13. Les passages des écritures qui commencent en page 1 du mémoire en défense enregistré le 2 mars 2021, par " Je tiens fermement à vous rappeler " et se terminent sur cette même page par " à la garantie bancaire du marché etc ", ainsi que ceux qui commencent en page 5 de ce même mémoire par " Je souhaite également rappeler l'attitude " et se terminent sur cette même page par " son intimidation au quotidien " présentent un caractère diffamatoire, injurieux et outrageant à l'égard du maire de la commune de Ports-sur Vienne au sens des dispositions précitées de l'article L. 741-2 du code de justice administrative. Il y a lieu, par suite, d'en prononcer la suppression.
14. En revanche, les autres passages dont la suppression est demandée n'excèdent pas le droit à la libre discussion et ne présentent pas un caractère injurieux, outrageant ou diffamatoire.
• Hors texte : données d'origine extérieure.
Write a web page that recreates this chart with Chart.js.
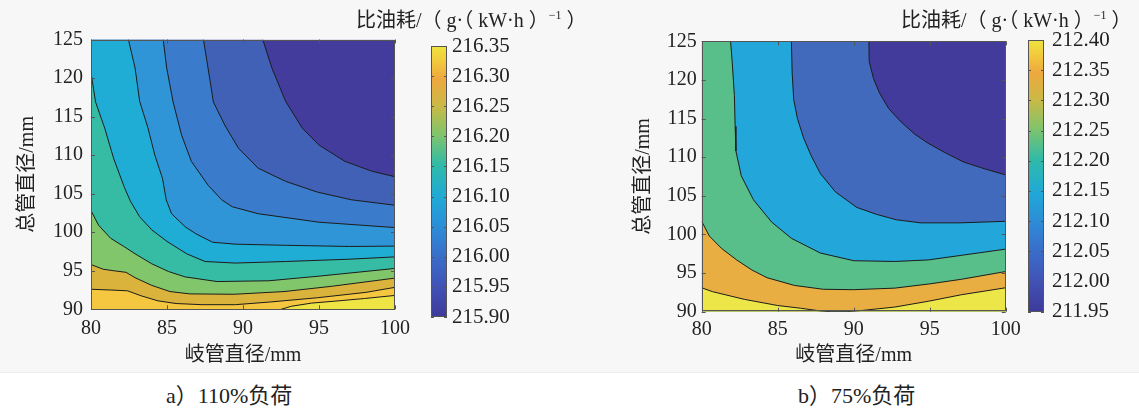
<!DOCTYPE html>
<html>
<head>
<meta charset="utf-8">
<script src="https://cdn.jsdelivr.net/npm/chart.js@4.4.1/dist/chart.umd.min.js"></script>
<style>
html,body{margin:0;padding:0;background:#fff;}
#stage{position:relative;width:1139px;height:410px;overflow:hidden;background:#fff;}
#band{position:absolute;left:0;top:0;width:1139px;height:372px;background:#f7f7f7;border-bottom:1px solid #ededed;}
canvas{position:absolute;top:0;}
.t{position:absolute;font-family:'Liberation Serif','Times New Roman','DejaVu Serif','Noto Sans CJK SC',serif;color:#222;white-space:nowrap;line-height:1;}
</style>
</head>
<body>
<div id="stage">
  <div id="band"></div>
  <canvas id="cA" width="420" height="372" style="left:0px"></canvas>
  <canvas id="bA" width="160" height="372" style="left:420px"></canvas>
  <canvas id="cB" width="420" height="372" style="left:610px"></canvas>
  <canvas id="bB" width="122" height="372" style="left:1017px"></canvas>
  <div class="t" style="left:356px;top:10px;font-size:20px">比油耗/（ g·（ kW·h ）<span style="font-size:12px;position:relative;top:-8px">−1</span> ）</div>
  <div class="t" style="left:901px;top:10px;font-size:20px">比油耗/（ g·（ kW·h ）<span style="font-size:12px;position:relative;top:-8px">−1</span> ）</div>
  <div class="t" style="left:166px;top:385px;font-size:22px">a）110%负荷</div>
  <div class="t" style="left:798px;top:385px;font-size:22px">b）75%负荷</div>
</div>
<script>
// ---------- axes ----------
const X_MIN = 80, X_MAX = 100, Y_MIN = 90, Y_MAX = 125;
const xTicks = [80, 85, 90, 95, 100];
const yTicks = [90, 95, 100, 105, 110, 115, 120, 125];
const cbTicksA = [215.90, 215.95, 216.00, 216.05, 216.10, 216.15, 216.20, 216.25, 216.30, 216.35];
const cbTicksB = [211.95, 212.00, 212.05, 212.10, 212.15, 212.20, 212.25, 212.30, 212.35, 212.40];

// ---------- a) 110% load: contour lines [x, y] ----------
const a_lineA = [[91.3,125],[91.9,121.3],[92.8,117],[93.9,113.5],[95.0,111.3],[96.7,109.2],[98.5,107.9],[100,107.2]];
const a_lineB = [[87.4,125],[87.7,121.3],[88.05,116.9],[88.8,113.9],[89.7,110.9],[91,108.3],[92.8,106.6],[94.9,105.2],[97.15,104.2],[100,103.5]];
const a_lineC = [[84.75,125],[84.98,121.3],[85.4,116.9],[85.96,112.6],[86.6,109.2],[87.7,106.1],[88.6,104.2],[89.3,103.3],[91,102.4],[95,101.3],[100,100.6]];
const a_lineD = [[82.46,125],[82.9,121.3],[83.2,117],[83.75,113.5],[84.2,110],[84.7,107],[84.95,104.2],[85.3,102.4],[86.2,100.7],[86.9,99.8],[88,98.7],[89.5,98.45],[92.8,98.3],[97,98.15],[100,98.2]];
const a_lineE = [[80,120.7],[80.3,116.9],[80.9,113.5],[81.5,109.5],[82.2,105.8],[82.6,104],[83.2,102],[84,100.3],[85,98.8],[86.3,97.2],[87.5,96.2],[89.5,96.0],[92.8,96.2],[97,96.5],[100,96.8]];
const a_lineF = [[80,102.8],[80.5,100.9],[81.3,99.2],[82.2,98.1],[82.9,97.2],[84,95.9],[85.1,94.9],[86.2,94.2],[88.3,93.6],[91.7,93.7],[95,94.3],[100,95.3]];
const a_lineG = [[80,95.8],[80.8,95.2],[81.5,95.0],[82.3,94.8],[82.9,94.1],[84,93.1],[85.2,92.3],[86.5,92.0],[89.4,91.95],[92.7,92.3],[95.9,93.0],[100,94.05]];
const a_lineH = [[80,92.6],[81.3,92.5],[82.4,92.4],[83.3,91.75],[84.4,91.1],[85.6,90.75],[87.3,90.6],[89.5,90.6],[91.8,90.95],[94.9,91.5],[98.1,92.2],[100,92.85]];
const a_lineJ = [[92.5,90],[93.2,90.4],[94.5,90.8],[96,91.05],[98,91.4],[100,91.8]];

// ---------- b) 75% load: contour lines [x, y] ----------
const b_lineP = [[91,125],[91.02,122.4],[91.3,120.2],[91.7,118.3],[92.3,116.3],[93.1,114.6],[94,113],[94.9,111.8],[96,110.6],[97.2,109.4],[98.6,108.5],[100,107.7]];
const b_lineQ = [[85.9,125],[85.95,121],[86.05,117.5],[86.3,115],[86.7,112.5],[87.2,110.2],[87.8,107.9],[88.8,105.5],[90.2,103.5],[91.5,102.6],[92.8,101.9],[94.4,101.5],[97,101.5],[100,101.7]];
const b_lineR = [[81.9,125],[82.0,122.5],[82.15,118],[82.2,114],[82.25,110.8],[82.6,107.6],[83.4,104.5],[84.6,101.6],[85.9,99.5],[87.8,97.6],[90,96.6],[92.7,96.5],[94.9,96.7],[97.1,97.3],[100,98.1]];
const b_lineS = [[80,101.7],[80.5,99.8],[81.3,98.2],[82.3,96.7],[83.3,95.4],[84.3,94.4],[86.1,93.4],[88,92.9],[90,92.85],[92.7,93.05],[95,93.6],[97.1,94.2],[100,95.2]];
const b_lineT = [[80,93.1],[80.7,92.6],[82.8,91.6],[85,90.8],[86.5,90.45],[87.8,90.1],[88.5,90],[89.5,90],[90.5,90.15],[92.7,90.6],[94.9,91.35],[97.1,92.2],[100,93.1]];

// ---------- colours ----------
const aColors = ['#433c9c','#4161b6','#3a7bcb','#2f95d7','#20add5','#36bca4','#82c66b','#dab33d','#f5c640','#eee544'];
const bColors = ['#433b9b','#4169bc','#23a6d9','#58bf8a','#e8ae42','#ede649'];
const cbStops = [[0,'#3d3a9a'],[0.11,'#4152b5'],[0.22,'#3a6dc8'],[0.33,'#2d8cd7'],[0.44,'#1fa9d6'],[0.56,'#30baa8'],[0.67,'#7dc46d'],[0.78,'#cbb946'],[0.88,'#eea83e'],[0.95,'#f2cd3d'],[1,'#eee43d']];
const LINE_COLOR = '#1c1c1c';
const FONT = "'Liberation Serif','Times New Roman','DejaVu Serif','Noto Sans CJK SC',serif";
const TXT = '#222';

const framePlugin = {
  id: 'frame',
  afterDatasetsDraw(chart, args, o) {
    if (!o || !o.on) return;
    const {ctx, chartArea: a, scales} = chart;
    ctx.save();
    ctx.strokeStyle = o.color; ctx.lineWidth = 1;
    ctx.strokeRect(Math.round(a.left)+0.5, Math.round(a.top)+0.5, Math.round(a.right-a.left)-1, Math.round(a.bottom-a.top)-1);
    const L = o.len;
    ctx.beginPath();
    if (o.x) {
      scales.x.ticks.forEach(t => {
        const p = Math.round(scales.x.getPixelForValue(t.value)) + 0.5;
        ctx.moveTo(p, a.bottom); ctx.lineTo(p, a.bottom - L);
        ctx.moveTo(p, a.top); ctx.lineTo(p, a.top + L);
      });
    }
    scales.y.ticks.forEach(t => {
      const p = Math.round(scales.y.getPixelForValue(t.value)) + 0.5;
      ctx.moveTo(a.left, p); ctx.lineTo(a.left + L, p);
      ctx.moveTo(a.right, p); ctx.lineTo(a.right - L, p);
    });
    ctx.stroke();
    ctx.restore();
  }
};

// filled region on the high side of a contour line
function regionSet(line, color) {
  const pts = line.map(([x, y]) => ({x, y}));
  if (pts[0].y === Y_MAX && pts[0].x > X_MIN) pts.unshift({x: X_MIN, y: Y_MAX});
  return {data: pts, fill: 'start', backgroundColor: color, borderWidth: 0, pointRadius: 0, tension: 0};
}
// the contour line itself
function lineSet(line) {
  return {data: line.map(([x, y]) => ({x, y})), fill: false, borderColor: LINE_COLOR, borderWidth: 1, pointRadius: 0, tension: 0};
}
function backSet(color) {
  return {data: [{x: X_MIN, y: Y_MAX}, {x: X_MAX, y: Y_MAX}], fill: 'start', backgroundColor: color, borderWidth: 0, pointRadius: 0};
}

function contourChart(id, datasets, g) {
  return new Chart(document.getElementById(id), {
    type: 'line',
    data: {datasets},
    options: {
      responsive: false, animation: false, events: [],
      layout: {padding: {left: 0, top: g.top, right: g.right, bottom: 0}},
      plugins: {
        legend: {display: false}, tooltip: {enabled: false},
        filler: {drawTime: 'beforeDatasetsDraw', propagate: false},
        frame: {on: true, color: '#555', len: 4, x: true}
      },
      scales: {
        x: {
          type: 'linear', min: X_MIN, max: X_MAX,
          afterFit: s => { s.height = g.xh; },
          afterBuildTicks: s => { s.ticks = xTicks.map(v => ({value: v})); },
          grid: {display: false, drawTicks: false}, border: {display: false},
          ticks: {padding: g.xpad, autoSkip: false, maxRotation: 0, color: TXT, font: {family: FONT, size: 20}},
          title: {display: true, text: '岐管直径/mm', color: TXT, font: {family: FONT, size: 20}, padding: {top: 0, bottom: 4}}
        },
        y: {
          type: 'linear', min: Y_MIN, max: Y_MAX,
          afterFit: s => { s.width = g.yw; },
          afterBuildTicks: s => { s.ticks = yTicks.map(v => ({value: v})); },
          grid: {display: false, drawTicks: false}, border: {display: false},
          ticks: {padding: g.ypad, autoSkip: false, color: TXT, font: {family: FONT, size: 20}},
          title: {display: true, text: '总管直径/mm', color: TXT, font: {family: FONT, size: 20}, padding: {top: g.tpad, bottom: 0}}
        }
      }
    },
    plugins: [framePlugin]
  });
}

function colorbar(id, ticks, g) {
  const lo = ticks[0], hi = ticks[ticks.length - 1];
  return new Chart(document.getElementById(id), {
    type: 'bar',
    data: {labels: [''], datasets: [{
      data: [[lo, hi]], borderWidth: 0, barPercentage: 1, categoryPercentage: 1,
      backgroundColor: c => {
        const a = c.chart.chartArea;
        if (!a) return cbStops[0][1];
        const gr = c.chart.ctx.createLinearGradient(0, a.bottom, 0, a.top);
        cbStops.forEach(([s, col]) => gr.addColorStop(s, col));
        return gr;
      }
    }]},
    options: {
      responsive: false, animation: false, events: [],
      layout: {padding: {left: g.left, top: g.top, right: 0, bottom: g.bottom}},
      plugins: {legend: {display: false}, tooltip: {enabled: false}, frame: {on: true, color: '#555', len: 3, x: false}},
      scales: {
        x: {display: false},
        y: {
          position: 'right', min: lo, max: hi,
          afterFit: s => { s.width = g.w; },
          afterBuildTicks: s => { s.ticks = ticks.map(v => ({value: v})); },
          grid: {display: false, drawTicks: false}, border: {display: false},
          ticks: {padding: g.pad, autoSkip: false, color: TXT, font: {family: FONT, size: 21}, callback: v => Number(v).toFixed(2)}
        }
      }
    },
    plugins: [framePlugin]
  });
}

function buildSets(lines, colors) {
  const sets = lines.map(l => lineSet(l));
  const regions = lines.map((l, i) => regionSet(l, colors[i + 1])).reverse();
  return sets.concat(regions, [backSet(colors[0])]);
}

contourChart('cA', buildSets([a_lineA, a_lineB, a_lineC, a_lineD, a_lineE, a_lineF, a_lineG, a_lineH, a_lineJ], aColors),
  {top: 39.5, right: 25, xh: 62.7, xpad: 7, yw: 91, ypad: 8, tpad: 16});
contourChart('cB', buildSets([b_lineP, b_lineQ, b_lineR, b_lineS, b_lineT], bColors),
  {top: 41.3, right: 24.3, xh: 60.3, xpad: 6, yw: 91.7, ypad: 5, tpad: 22});

colorbar('bA', cbTicksA, {left: 11, top: 46, bottom: 55, w: 133, pad: 5});
colorbar('bB', cbTicksB, {left: 11, top: 40, bottom: 60.3, w: 95, pad: 8});
</script>
</body>
</html>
Par suite, les conclusions présentées à ce titre doivent être rejetées.
Sur les frais liés au litige :
15. Les dispositions de l'article L. 761-1 du code de justice administrative font obstacle à ce que soit mise à la charge de la société Infrastructures Concept, qui n'est pas la partie perdante dans la présente instance, la somme que la commune de Ports-sur-Vienne demande au titre des frais exposés et non compris dans les dépens.
D E C I D E :
Article 1er : Les dépens, d'un montant total de 16 340,59 euros TTC, sont mis à la charge définitive de la commune de Ports sur Vienne.
Article 2 : Les passages du mémoire en défense de la société Infrastructures Concept enregistré le 2 mars 2021 et mentionnés au point 13 du jugement sont supprimés.
Article 3 : Le surplus des conclusions de la requête est rejeté.
Article 4 : Le présent jugement sera notifié à la commune de Ports-sur-Vienne et à la société Infrastructures Concept.
Délibéré après l'audience du 17 janvier 2023, à laquelle siégeaient :
Mme Lefebvre-Soppelsa, présidente,
M. Joos, premier conseiller,
M. Nehring, conseiller.
Rendu public par mise à disposition au greffe le 7 février 2023.
Le rapporteur,
Emmanuel A
La présidente,
Anne LEFEBVRE-SOPPELSA
La greffière,
Nadine PENNETIER-MOINET
La République mande et ordonne au préfet d'Indre-et-Loire en ce qui le concerne ou à tous commissaires de justice à ce requis en ce qui concerne les voies de droit commun contre les parties privées, de pourvoir à l'exécution de la présente décision.